I thank the noble Viscount for giving way. I entirely endorse the amendments in the name of the noble Lord, Lord Young, and my noble friend Lord Berkeley. I sympathise with the amendments in the name of the noble Baroness, Lady Gardner, who is temporarily not in her place, although I have some difficulties with the wording. Amendment 84E would insert a clause about sinking funds which states:
“The buyer of a leasehold … is required to make periodic deposits”.
She refers again to the buyer of a leasehold in proposed new subsection (4), but of course the leaseholder need not have purchased—
Perhaps I could clarify for the noble Lord that we are speaking to Amendments 84BA, 84D and 84G.
I apologise to the Committee. The group that I have includes the noble Baroness’s amendments. But if the groups were changed only this morning, perhaps I should withdraw my apology and confirm merely that I support the amendments of the noble Lord, Lord Young, and my noble friend Lord Berkeley.

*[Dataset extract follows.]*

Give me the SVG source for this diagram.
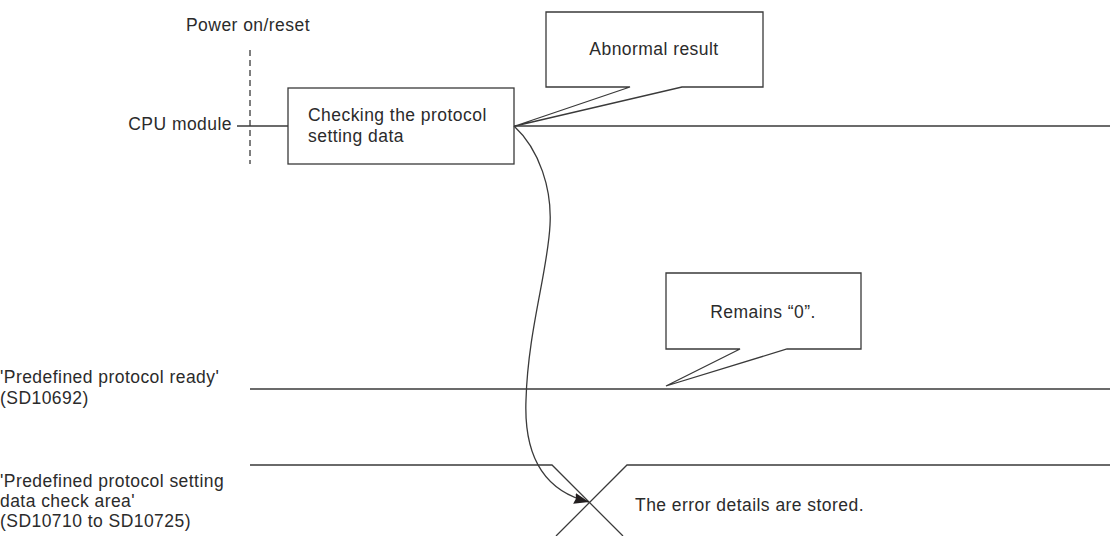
<svg xmlns="http://www.w3.org/2000/svg" width="1110" height="536" viewBox="0 0 1110 536">
  <style>
    text { font-family: "Liberation Sans", Arial, sans-serif; font-size: 17.5px; letter-spacing: 0.45px; fill: #2b2b2b; }
    .ln { stroke: #3a3a3a; stroke-width: 1.3; fill: none; }
    .box { stroke: #3a3a3a; stroke-width: 1.3; fill: #ffffff; }
    .dash { stroke: #3a3a3a; stroke-width: 1.3; stroke-dasharray: 6 4; fill: none; }
    .mid { text-anchor: middle; }
    .end { text-anchor: end; }
  </style>
  <defs>
    <marker id="arrow" viewBox="0 0 15 11" refX="15" refY="5.5" markerWidth="15" markerHeight="11" markerUnits="userSpaceOnUse" orient="auto">
      <path d="M0,0 L15,5.5 L0,11 L1.5,5.5 z" fill="#231f20"/>
    </marker>
  </defs>

  <rect width="1110" height="536" fill="#ffffff"/>

  <g id="power-reset">
    <text x="186" y="31">Power on/reset</text>
    <line class="dash" x1="250" y1="50" x2="250" y2="164"/>
  </g>

  <g id="labels">
    <text class="end" x="232" y="130">CPU module</text>
    <text x="0" y="383">'Predefined protocol ready'</text>
    <text x="0" y="404">(SD10692)</text>
    <text x="0" y="487">'Predefined protocol setting</text>
    <text x="0" y="507">data check area'</text>
    <text x="0" y="527">(SD10710 to SD10725)</text>
  </g>

  <g id="signals">
    <line class="ln" x1="237" y1="126" x2="288" y2="126"/>
    <line class="ln" x1="514" y1="126" x2="1110" y2="126"/>
    <line class="ln" x1="250" y1="389" x2="1110" y2="389"/>
    <polyline class="ln" points="250,465 552,465 623,536"/>
    <polyline class="ln" points="556,536 627,465 1110,465"/>
  </g>

  <g id="check-box">
    <rect class="box" x="288" y="88" width="226" height="76"/>
    <text x="308" y="121">Checking the protocol</text>
    <text x="308" y="142">setting data</text>
  </g>

  <g id="abnormal-callout">
    <path class="box" d="M546,12 H763 V87 H682 L515,126 L630,87 H546 Z"/>
    <text class="mid" x="654" y="55">Abnormal result</text>
  </g>

  <g id="remains-callout">
    <path class="box" d="M666,273 H861 V349 H787 L666,386 L740,349 H666 Z"/>
    <text class="mid" x="763" y="318">Remains “0”.</text>
  </g>

  <g id="error-stored">
    <text x="635" y="511">The error details are stored.</text>
  </g>

  <g id="connectors">
    <path class="ln" d="M514,126 C540,150 552,190 550,225 C548,270 528,330 526,400 C524,450 540,490 589,502" marker-end="url(#arrow)"/>
  </g>
</svg>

I thank the noble Lord, Lord Berkeley, and my noble friend Lord Young for their amendments. I welcome the consideration of issues around the operation of leasehold, which I know are of interest to many in the House.
Amendment 84BA seeks a right for a leaseholder to obtain an order restricting a landlord’s ability to recover the costs of appearing before a court or tribunal as an administration charge. My noble friend Lord Young has raised an important issue, which others have also expressed concern about today, including the noble Earl, Lord Lytton, and the noble Lord, Lord Campbell-Savours. As the Committee will be aware, legislation already allows tribunals and courts to make this type of order where a landlord is seeking recovery of costs through a service charge. I should like to consider this further and I hope, with that assurance, that my noble friend will agree to withdraw his amendment.
I will now address changes proposed in Amendment 84D, tabled by the noble Lord, Lord Berkeley. I listened carefully to what the noble Lord said. As noble Lords will know, the Crown is not bound by legislation except where that is specifically provided for. The underlying exceptions to the Leasehold Reform Act 1967 and the Leasehold Reform, Housing and Urban Development Act 1993 apply to Crown land, which for the purposes of those Acts is defined as including the Crown Estate, the Duchy of Lancaster, the Duchy of Cornwall and the interests of any government department. There are no plans to change the exemptions set out in statute.
However, the Crown authorities covered by this exemption have committed, through a voluntary undertaking renegotiated in 2001, that the Crown would, as landlord and subject to specified exemptions described in the undertaking, agree to the enfranchisement or extension of residential long leases under the same qualifications and terms which apply by virtue of the 1967 Act and the 1993 Act. These specified exemptions include property that stands on land held inalienably by the Crown, and where there are security considerations. They also include where properties, or the areas in which they are situated, have a long historic or particular association with the Crown.